In a double slit experiment, when light of wavelength 400 nm was used, the angular width of the first minima formed on a screen placed 1 m away, was found to be 0.2$^\circ $. What will be the angular width of the first minima, if the entire experimental apparatus is immersed in water? (${\mu _{water}} = 4/3$)
$
  {\text{A}}{\text{. 0}}{\text{.266}}^\circ \\
  {\text{B}}{\text{. 0}}{\text{.15}}^\circ \\
  {\text{C}}{\text{. 0}}{\text{.05}}^\circ \\
  {\text{D}}{\text{. 0}}{\text{.1}}^\circ \\
 $

Answer 1

Hint: The angular fringe width for a double slit experiment is equal to fringe width divided by the distance between the slits and the screen. When the apparatus is placed in water then the angular fringe width will shift and new value will be given by dividing the initial angular fringe width by the refractive index.
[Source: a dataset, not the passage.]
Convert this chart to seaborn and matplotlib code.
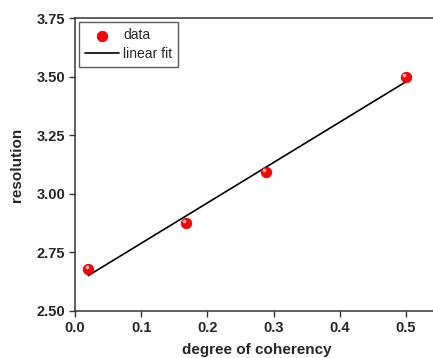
import matplotlib
matplotlib.use('Agg')
import matplotlib.pyplot as plt
import matplotlib.transforms as mtransforms
import seaborn as sns
import numpy as np
import pandas as pd

# data
coherency = [0.02, 0.167, 0.288, 0.5]
resolution = [2.68, 2.875, 3.093, 3.498]
x_ticks = [0.0, 0.1, 0.2, 0.3, 0.4, 0.5]
y_ticks = [2.50, 2.75, 3.00, 3.25, 3.50, 3.75]

df = pd.DataFrame({'coherency': coherency, 'resolution': resolution})

sns.set_style('ticks')
plt.rcParams['font.family'] = ['Liberation Sans', 'DejaVu Sans']

fig = plt.figure(figsize=(4.33, 3.58), dpi=100)
ax = fig.add_axes([75 / 433, 1 - 311 / 358, 364 / 433, 293 / 358])

# linear fit
sns.regplot(data=df, x='coherency', y='resolution', ax=ax, scatter=False, ci=None,
            truncate=True, color='black', line_kws={'linewidth': 1.2}, label='linear fit')

# data points (red balls with a small highlight)
sns.scatterplot(data=df, x='coherency', y='resolution', ax=ax, s=58, color='#ff0000',
                edgecolor='#d00000', linewidth=0.5, zorder=3, label='data')
hl = mtransforms.offset_copy(ax.transData, fig=fig, x=-1.5, y=1.8, units='dots')
ax.scatter(df['coherency'], df['resolution'], s=7, color='#ffb4b4', linewidths=0,
           zorder=4, transform=hl)

ax.set_xlim(0, 0.55)
ax.set_ylim(2.5, 3.75)
ax.set_xticks(x_ticks)
ax.set_yticks(y_ticks)
ax.set_xticklabels([f'{v:.1f}' for v in x_ticks], fontweight='bold', fontsize=10.5)
ax.set_yticklabels([f'{v:.2f}' for v in y_ticks], fontweight='bold', fontsize=10.5)
ax.tick_params(direction='out', length=4, width=1, color='#333333', pad=3)
for s in ax.spines.values():
    s.set_linewidth(1.1)
    s.set_color('#333333')
    s.set_visible(True)

ax.set_xlabel('degree of coherency', fontweight='bold', fontsize=11, labelpad=6)
ax.set_ylabel('resolution', fontweight='bold', fontsize=11, labelpad=9)

handles, labels = ax.get_legend_handles_labels()
order = [labels.index('data'), labels.index('linear fit')]
leg = ax.legend([handles[i] for i in order], [labels[i] for i in order], loc='upper left',
                fontsize=10, frameon=True, fancybox=False, borderaxespad=0.3,
                handlelength=2.4, handletextpad=0.3, borderpad=0.45, labelspacing=0.3)
leg.get_frame().set_edgecolor('#333333')
leg.get_frame().set_linewidth(1.0)

fig.savefig('out.png', dpi=100)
Using this formula, we can obtain the correct answer.

Complete step by step answer:
We know that in a double slit experiment, the angular fringe width of the first minima will be given as
$\sin \theta = \dfrac{\beta }{D}$
Here the angle $\theta $ is very small, so we can write that $\sin \theta \approx \theta $. Therefore, we have
$\theta = \dfrac{\beta }{D}$
Here $\beta $ is known as the fringe width while D is the distance between the silts and the screen.
Now when whose apparatus is placed in a medium of refractive index $\mu $, then the fringe pattern shifts due to refraction of light. In this case, the new angular fringe width is given in terms of the refractive index of the medium by the following expression.
$\theta ' = \dfrac{\beta }{{\mu D}} = \dfrac{\theta }{\mu }$
We are given the value of angular fringe width when the apparatus is placed in air. Its value is
$\theta = 0.2^\circ $
The whole apparatus is placed in water whose refractive index is given as
${\mu _{water}} = \dfrac{4}{3}$
So, the new angular fringe width in water can be obtained in the following way.
$\theta ' = \dfrac{\theta }{\mu } = \dfrac{{0.2}}{{\left( {\dfrac{4}{3}} \right)}} = 0.15^\circ $
This is the required answer.

So, the correct answer is “Option B”.

Note:
It should be noted that when a light ray undergoes refraction from a rarer medium to denser medium then the velocity of light decreases and light ray bends towards the normal at the point of incidence. This leads to a shift in the direction of the light ray and the fringe pattern shifts in the double slit experiment.